> [Extracted records]:

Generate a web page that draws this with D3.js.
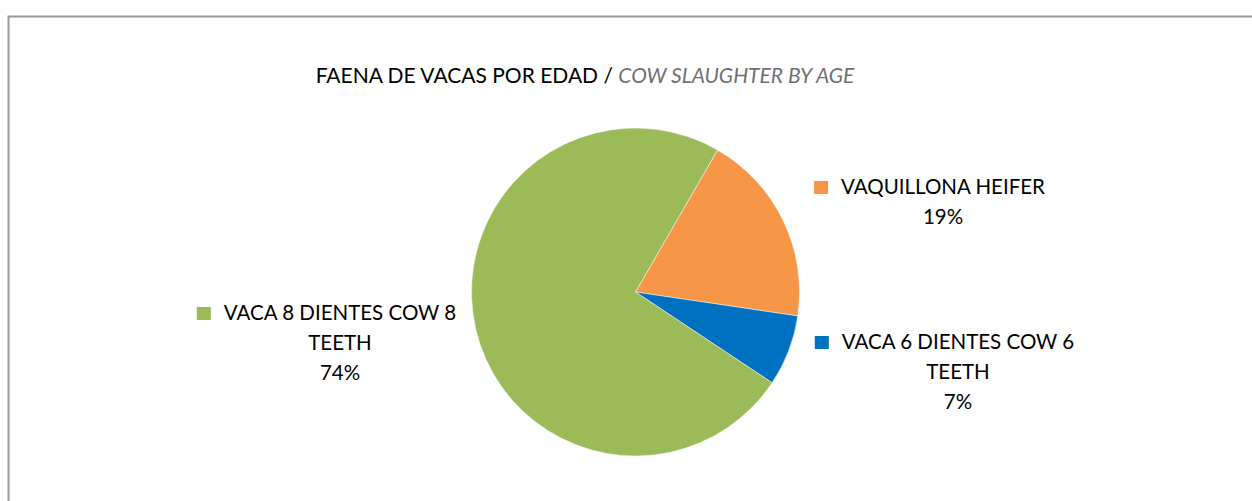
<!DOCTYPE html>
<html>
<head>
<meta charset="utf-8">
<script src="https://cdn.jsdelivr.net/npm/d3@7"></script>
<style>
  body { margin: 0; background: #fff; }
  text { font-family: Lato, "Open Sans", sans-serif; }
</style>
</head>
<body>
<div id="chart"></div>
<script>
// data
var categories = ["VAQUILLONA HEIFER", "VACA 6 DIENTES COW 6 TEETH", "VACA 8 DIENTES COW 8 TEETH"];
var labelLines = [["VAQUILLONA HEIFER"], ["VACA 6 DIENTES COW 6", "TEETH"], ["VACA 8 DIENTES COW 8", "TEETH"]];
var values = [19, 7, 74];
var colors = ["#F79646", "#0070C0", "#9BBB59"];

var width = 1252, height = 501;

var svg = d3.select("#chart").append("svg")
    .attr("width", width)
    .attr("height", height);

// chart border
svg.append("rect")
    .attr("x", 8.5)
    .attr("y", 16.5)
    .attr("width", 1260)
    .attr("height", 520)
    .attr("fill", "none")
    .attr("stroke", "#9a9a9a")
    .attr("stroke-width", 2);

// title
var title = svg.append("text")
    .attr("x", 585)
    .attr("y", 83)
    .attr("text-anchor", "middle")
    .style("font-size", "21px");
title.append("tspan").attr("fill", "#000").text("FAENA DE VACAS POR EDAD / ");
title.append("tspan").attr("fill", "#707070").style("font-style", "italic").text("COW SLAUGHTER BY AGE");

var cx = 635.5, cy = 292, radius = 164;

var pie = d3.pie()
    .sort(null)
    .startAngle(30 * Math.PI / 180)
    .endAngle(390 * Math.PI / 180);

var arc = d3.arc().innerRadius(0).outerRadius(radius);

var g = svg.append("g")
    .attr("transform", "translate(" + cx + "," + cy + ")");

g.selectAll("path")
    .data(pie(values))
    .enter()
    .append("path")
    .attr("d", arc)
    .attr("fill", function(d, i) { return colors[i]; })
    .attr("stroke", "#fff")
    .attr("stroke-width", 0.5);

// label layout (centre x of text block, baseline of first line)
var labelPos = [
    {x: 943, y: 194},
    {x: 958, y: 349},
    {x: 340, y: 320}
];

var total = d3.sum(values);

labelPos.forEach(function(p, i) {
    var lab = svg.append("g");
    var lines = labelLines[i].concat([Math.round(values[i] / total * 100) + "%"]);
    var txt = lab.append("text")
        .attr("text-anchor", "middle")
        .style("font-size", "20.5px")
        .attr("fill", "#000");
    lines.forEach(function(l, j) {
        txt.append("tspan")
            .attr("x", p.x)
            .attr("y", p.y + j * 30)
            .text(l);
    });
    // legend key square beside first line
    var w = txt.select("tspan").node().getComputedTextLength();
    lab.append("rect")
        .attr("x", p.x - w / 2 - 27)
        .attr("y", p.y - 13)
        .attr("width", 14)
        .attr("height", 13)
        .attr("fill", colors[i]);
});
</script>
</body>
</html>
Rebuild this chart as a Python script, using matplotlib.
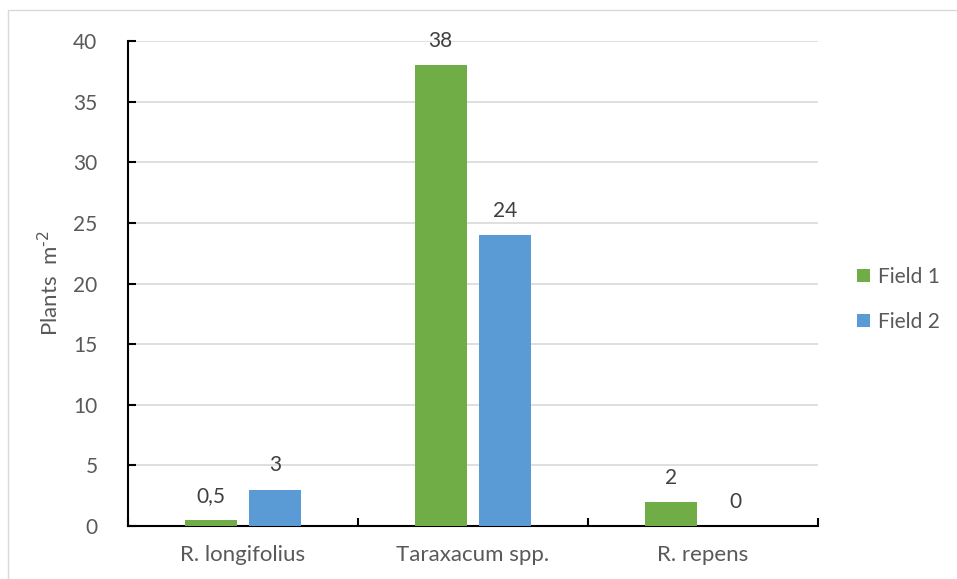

--

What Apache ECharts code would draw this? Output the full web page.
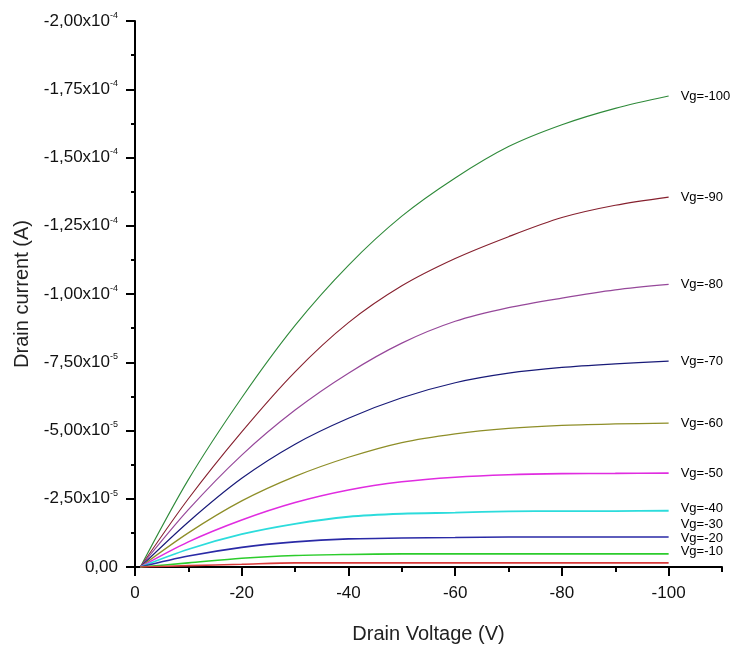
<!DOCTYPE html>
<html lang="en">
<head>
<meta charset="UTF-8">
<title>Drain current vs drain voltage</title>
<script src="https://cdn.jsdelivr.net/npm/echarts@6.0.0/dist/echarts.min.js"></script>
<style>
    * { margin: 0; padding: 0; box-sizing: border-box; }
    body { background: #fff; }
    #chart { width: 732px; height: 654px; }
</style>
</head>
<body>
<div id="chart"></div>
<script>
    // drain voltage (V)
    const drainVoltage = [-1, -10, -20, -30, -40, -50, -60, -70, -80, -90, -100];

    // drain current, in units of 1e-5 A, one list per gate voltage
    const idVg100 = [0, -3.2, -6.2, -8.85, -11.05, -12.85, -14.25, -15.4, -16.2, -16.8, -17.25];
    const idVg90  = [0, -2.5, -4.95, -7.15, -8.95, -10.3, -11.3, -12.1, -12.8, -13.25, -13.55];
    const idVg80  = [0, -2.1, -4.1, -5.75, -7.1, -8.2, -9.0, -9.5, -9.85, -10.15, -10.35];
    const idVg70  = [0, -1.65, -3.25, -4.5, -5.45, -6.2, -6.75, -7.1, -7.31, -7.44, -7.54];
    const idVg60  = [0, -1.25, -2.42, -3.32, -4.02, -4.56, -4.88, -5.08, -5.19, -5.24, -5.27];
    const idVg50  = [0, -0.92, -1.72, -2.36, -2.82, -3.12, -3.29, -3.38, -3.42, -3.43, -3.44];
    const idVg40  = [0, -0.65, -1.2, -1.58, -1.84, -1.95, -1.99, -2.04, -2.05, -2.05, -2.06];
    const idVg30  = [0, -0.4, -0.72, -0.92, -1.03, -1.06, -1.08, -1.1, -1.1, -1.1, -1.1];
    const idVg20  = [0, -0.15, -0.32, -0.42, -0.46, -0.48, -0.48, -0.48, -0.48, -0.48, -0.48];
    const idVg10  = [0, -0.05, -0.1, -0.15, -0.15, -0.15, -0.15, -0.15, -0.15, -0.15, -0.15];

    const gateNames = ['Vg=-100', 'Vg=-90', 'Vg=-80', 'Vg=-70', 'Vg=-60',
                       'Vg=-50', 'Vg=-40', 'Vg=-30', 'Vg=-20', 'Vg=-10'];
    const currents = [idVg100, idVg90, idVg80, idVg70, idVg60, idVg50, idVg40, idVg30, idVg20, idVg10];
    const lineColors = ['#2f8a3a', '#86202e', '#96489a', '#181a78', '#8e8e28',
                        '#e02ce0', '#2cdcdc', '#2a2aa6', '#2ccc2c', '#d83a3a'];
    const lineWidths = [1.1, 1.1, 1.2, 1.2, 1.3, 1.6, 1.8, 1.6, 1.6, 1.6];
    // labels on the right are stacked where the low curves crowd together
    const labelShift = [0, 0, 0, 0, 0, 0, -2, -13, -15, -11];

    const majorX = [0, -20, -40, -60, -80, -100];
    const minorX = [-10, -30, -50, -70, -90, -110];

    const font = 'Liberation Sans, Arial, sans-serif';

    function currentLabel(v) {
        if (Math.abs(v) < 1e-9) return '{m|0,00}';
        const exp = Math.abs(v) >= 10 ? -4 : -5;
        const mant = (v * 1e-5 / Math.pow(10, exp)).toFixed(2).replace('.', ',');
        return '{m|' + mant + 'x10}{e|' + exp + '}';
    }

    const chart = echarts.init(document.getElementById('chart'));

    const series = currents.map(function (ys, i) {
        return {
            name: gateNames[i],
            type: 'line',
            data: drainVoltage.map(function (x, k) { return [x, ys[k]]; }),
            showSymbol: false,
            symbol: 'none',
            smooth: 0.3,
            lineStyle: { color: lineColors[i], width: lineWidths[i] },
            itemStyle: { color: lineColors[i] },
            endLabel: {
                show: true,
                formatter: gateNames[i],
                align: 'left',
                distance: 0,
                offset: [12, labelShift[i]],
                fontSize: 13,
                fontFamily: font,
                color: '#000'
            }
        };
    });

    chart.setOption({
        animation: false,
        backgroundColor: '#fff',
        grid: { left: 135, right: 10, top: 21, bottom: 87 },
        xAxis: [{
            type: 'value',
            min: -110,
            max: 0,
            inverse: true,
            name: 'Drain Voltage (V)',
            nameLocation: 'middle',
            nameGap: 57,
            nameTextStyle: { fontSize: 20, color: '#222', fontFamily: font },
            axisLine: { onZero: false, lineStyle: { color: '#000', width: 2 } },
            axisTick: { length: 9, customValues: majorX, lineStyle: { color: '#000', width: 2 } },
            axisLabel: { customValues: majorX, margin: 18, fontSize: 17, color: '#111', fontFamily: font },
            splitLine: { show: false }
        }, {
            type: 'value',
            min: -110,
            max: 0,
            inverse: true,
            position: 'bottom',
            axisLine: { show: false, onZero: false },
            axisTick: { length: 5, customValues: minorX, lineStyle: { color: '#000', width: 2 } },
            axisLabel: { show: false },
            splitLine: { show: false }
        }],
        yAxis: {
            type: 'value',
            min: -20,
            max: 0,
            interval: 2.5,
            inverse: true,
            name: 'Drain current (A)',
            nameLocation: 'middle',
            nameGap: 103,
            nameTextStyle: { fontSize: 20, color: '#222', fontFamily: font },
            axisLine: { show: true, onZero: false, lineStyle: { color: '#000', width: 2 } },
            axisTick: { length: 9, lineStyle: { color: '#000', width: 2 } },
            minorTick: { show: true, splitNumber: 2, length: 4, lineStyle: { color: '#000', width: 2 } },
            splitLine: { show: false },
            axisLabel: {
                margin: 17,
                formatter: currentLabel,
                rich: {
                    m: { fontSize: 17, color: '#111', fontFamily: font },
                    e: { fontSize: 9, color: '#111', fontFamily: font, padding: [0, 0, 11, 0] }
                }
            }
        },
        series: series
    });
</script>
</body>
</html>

==

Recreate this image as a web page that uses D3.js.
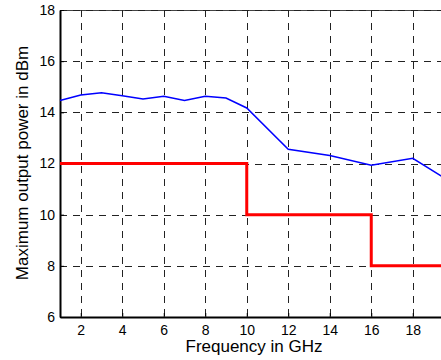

> [What needs to be done]: The copy should hold exactly the lines from the line with "Generate a web" to the line with "var width = 1252, height = 501;", both ends in, set down without any pictures and with nothing added.

> [Result]:
Generate a web page that draws this with D3.js.
<!DOCTYPE html>
<html>
<head>
<meta charset="utf-8">
<script src="https://cdn.jsdelivr.net/npm/d3@7"></script>
<style>
  body { margin: 0; background: #fff; }
  text { font-family: Lato, "Open Sans", sans-serif; }
</style>
</head>
<body>
<div id="chart"></div>
<script>
// data
var categories = ["VAQUILLONA HEIFER", "VACA 6 DIENTES COW 6 TEETH", "VACA 8 DIENTES COW 8 TEETH"];
var labelLines = [["VAQUILLONA HEIFER"], ["VACA 6 DIENTES COW 6", "TEETH"], ["VACA 8 DIENTES COW 8", "TEETH"]];
var values = [19, 7, 74];
var colors = ["#F79646", "#0070C0", "#9BBB59"];

var width = 1252, height = 501;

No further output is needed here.